Her father paused from sawing straight into the buck’s crotch. “I’m skinning out my deer.” He was wearing baggy coveralls that looked like the aftermath of a terrible fight—all bruise-yellow, greasy grime, and blood. “Then, after he’s hung for a few days, I’m gonna butcher him.”

Becky winced. “Can’t you get someone to do that for you?”

Her father turned, the hacksaw in his hand. He had that look on his face, the one that said,
Goes off to a fancy college and she loses all common sense
. “Sure I could. But I’m not about to spend good money paying someone to do what any fool with a knife and a saw can do.” He replaced the hacksaw on a strip of cardboard that was laid out like a serial killer’s surgical set, with two wicked knives and a pair of long-handled pruning shears.

“I expected to see you on your last legs, the way Bonnie was talking this morning. Shows what she knows.”

Ed worked his hands well into the hide near the deer’s hindquarters and began to peel the skin off the body. “Bonnie’s just worried about your mother and me.”

“And I’m not.”

“Didn’t say that, did I?”

“You don’t say a lot of things. You’ve barely spoken to me since I started working on the Haudenosaunee project.”

“That what you call it? A project?” The hide stuck. Ed tugged it, then reached for one of the knives. “So what are you doing here? I mean, besides giving me grief. Weren’t you supposed to be over to Haudenosaunee puttin’ chains across the roads so’s no one could get in tomorrow?”

“Nobody’s chaining up the roads, Dad. I was visiting the great camp with a contractor. I’m trying to get things in order, so that after GWP buys the land and signs it over to us tonight, the ACC will be ready to implement its vision as soon as possible.”

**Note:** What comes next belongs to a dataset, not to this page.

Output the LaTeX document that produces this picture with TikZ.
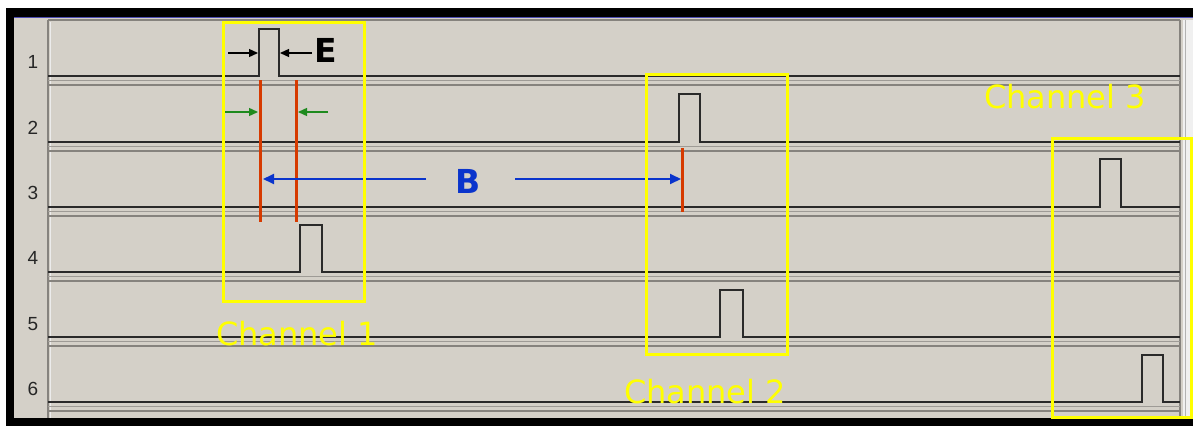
\documentclass[tikz,border=0pt]{standalone}
\usepackage{fontspec}
\setmainfont{DejaVu Sans}
\newfontfamily\rowfont{Liberation Sans}
\usetikzlibrary{arrows.meta}
\definecolor{panelbg}{HTML}{D4D0C8}
\definecolor{sigline}{HTML}{2A2A2A}
\definecolor{sepgrey}{HTML}{86837E}
\definecolor{sepgreyb}{HTML}{9E9B96}
\definecolor{chyellow}{HTML}{FFFF00}
\definecolor{markred}{HTML}{D63A00}
\definecolor{markgreen}{HTML}{1E8A1E}
\definecolor{markblue}{HTML}{0A34CC}
\tikzset{
  signal/.style={draw=sigline, line width=1.6pt, line join=miter},
  sepA/.style={draw=sepgreyb, line width=1.4pt},
  sepB/.style={draw=sepgrey, line width=2pt},
  chanbox/.style={draw=chyellow, line width=3pt},
  chanlabel/.style={text=chyellow, font=\fontsize{32}{36}\selectfont, inner sep=0pt},
  rowlabel/.style={font=\rowfont\fontsize{19}{21}\selectfont, text=black!85, inner sep=0pt},
  redmark/.style={draw=markred, line width=3pt},
  greenarrow/.style={draw=markgreen, line width=1.4pt, -{Triangle[length=9pt,width=8pt]}},
  blackarrow/.style={draw=black, line width=1.3pt, -{Triangle[length=9pt,width=8pt]}},
  bluearrow/.style={draw=markblue, line width=1.8pt, -{Triangle[length=11pt,width=10pt]}},
  bigletter/.style={font=\bfseries\fontsize{33}{36}\selectfont, inner sep=0pt},
}
\begin{document}
\begin{tikzpicture}[x=1pt,y=-1pt]
\useasboundingbox (0,0) rectangle (1193,426);
% outer frame
\fill[white] (0,0) rectangle (1193,426);
\fill[black] (6,8) rectangle (1193,426);
\fill[panelbg] (14,17) rectangle (1193,418);
\draw[draw=blue!40!gray, line width=1pt] (14,17.5) -- (1193,17.5);
% scrollbar strip
\fill[gray!12] (1183,20) rectangle (1193,418);
\draw[draw=gray!60, line width=1pt] (1185,20) -- (1185,418);
% panel borders
\draw[sepgrey, line width=1.5pt] (48,20) -- (1180,20);
\draw[sepgrey, line width=1.5pt] (48,20) -- (48,418);
\draw[white!85!gray, line width=1pt] (50,22) -- (50,418);
\draw[sepgrey, line width=1.5pt] (1180,20) -- (1180,418);
% separators under each baseline
\foreach \b in {76,142,207,272,337,402}{
  \draw[sepA] (48,\b+4.5) -- (1180,\b+4.5);
  \draw[sepB] (48,\b+8.5) -- (1180,\b+8.5);
}
% row labels
\node[rowlabel] (r1) at (33,62) {1};
\node[rowlabel] (r2) at (33,128) {2};
\node[rowlabel] (r3) at (33,193) {3};
\node[rowlabel] (r4) at (33,258) {4};
\node[rowlabel] (r5) at (33,324) {5};
\node[rowlabel] (r6) at (33,389) {6};
% signals with pulses
\draw[signal] (48,76) -- (259,76) -- (259,29) -- (279,29) -- (279,76) -- (1180,76);
\draw[signal] (48,142) -- (679,142) -- (679,94) -- (700,94) -- (700,142) -- (1180,142);
\draw[signal] (48,207) -- (1100,207) -- (1100,159) -- (1121,159) -- (1121,207) -- (1180,207);
\draw[signal] (48,272) -- (300,272) -- (300,225) -- (322,225) -- (322,272) -- (1180,272);
\draw[signal] (48,337) -- (720,337) -- (720,290) -- (743,290) -- (743,337) -- (1180,337);
\draw[signal] (48,402) -- (1142,402) -- (1142,355) -- (1163,355) -- (1163,402) -- (1180,402);
% red markers
\draw[redmark] (260,80) -- (260,222);
\draw[redmark] (296,80) -- (296,222);
\draw[redmark] (682,148) -- (682,212);
% E width arrows
\coordinate (eL0) at (228,53);
\coordinate (eL1) at (258,53);
\coordinate (eR0) at (312,53);
\coordinate (eR1) at (280,53);
\draw[blackarrow] (eL0) -- (eL1);
\draw[blackarrow] (eR0) -- (eR1);
\node[bigletter] (E) at (326,50) {E};
% green arrows
\coordinate (gL0) at (225,112);
\coordinate (gL1) at (258,112);
\coordinate (gR0) at (328,112);
\coordinate (gR1) at (298,112);
\draw[greenarrow] (gL0) -- (gL1);
\draw[greenarrow] (gR0) -- (gR1);
% B arrows
\node[bigletter, text=markblue] (B) at (468,181) {B};
\coordinate (bL0) at (426,179);
\coordinate (bL1) at (263,179);
\coordinate (bR0) at (515,179);
\coordinate (bR1) at (681,179);
\draw[bluearrow] (bL0) -- (bL1);
\draw[bluearrow] (bR0) -- (bR1);
% channel boxes
\draw[chanbox] (223,22) rectangle (364,301);
\draw[chanbox] (646,74) rectangle (787,354);
\draw[chanbox] (1052,138) rectangle (1191,417);
% channel labels
\node[chanlabel] (c1) at (297,334) {Channel 1};
\node[chanlabel] (c2) at (705,392) {Channel 2};
\node[chanlabel] (c3) at (1065,97) {Channel 3};
\end{tikzpicture}
\end{document}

The words were barely out of her mouth before she wished them back. Sure enough, her father’s eyebrows rose, in an exaggeratedly impressed expression.

“Implement your vision. ’S that what you people at the Adirondack Conservancy Corporation call shutting down the timber harvest and throwing folks out of work?”

Becky felt her face flushing hot. “No, that’s what we call returning the land to its natural state.”

“This land’s been occupied three hundred years. More, if you count the Iroquois. What’s this natural state you think you can get it back to?”

She knew she wasn’t going to win this, but she wanted her dad, for once, to get at least part of what she was trying to do. “We’ll be taking down all the buildings. Volunteers will remove the alien plants and replace them with native species. The forest will have a chance to resume its natural life cycle, unmanaged by harvesting or planting.”

“Firetrap, that’s what you’ll get with no harvesting. Just like you get diseased herds if you don’t hunt the deer.” He sawed in and out with his knife. The hide sagged away from the raw flesh beneath it. “Your group really tearing down the Haudenosaunee buildings? I was up there this morning, you know. Didn’t look as if anyone was getting ready to move. What does Eugene van der Hoeven think about you putting the wrecking ball to his home?”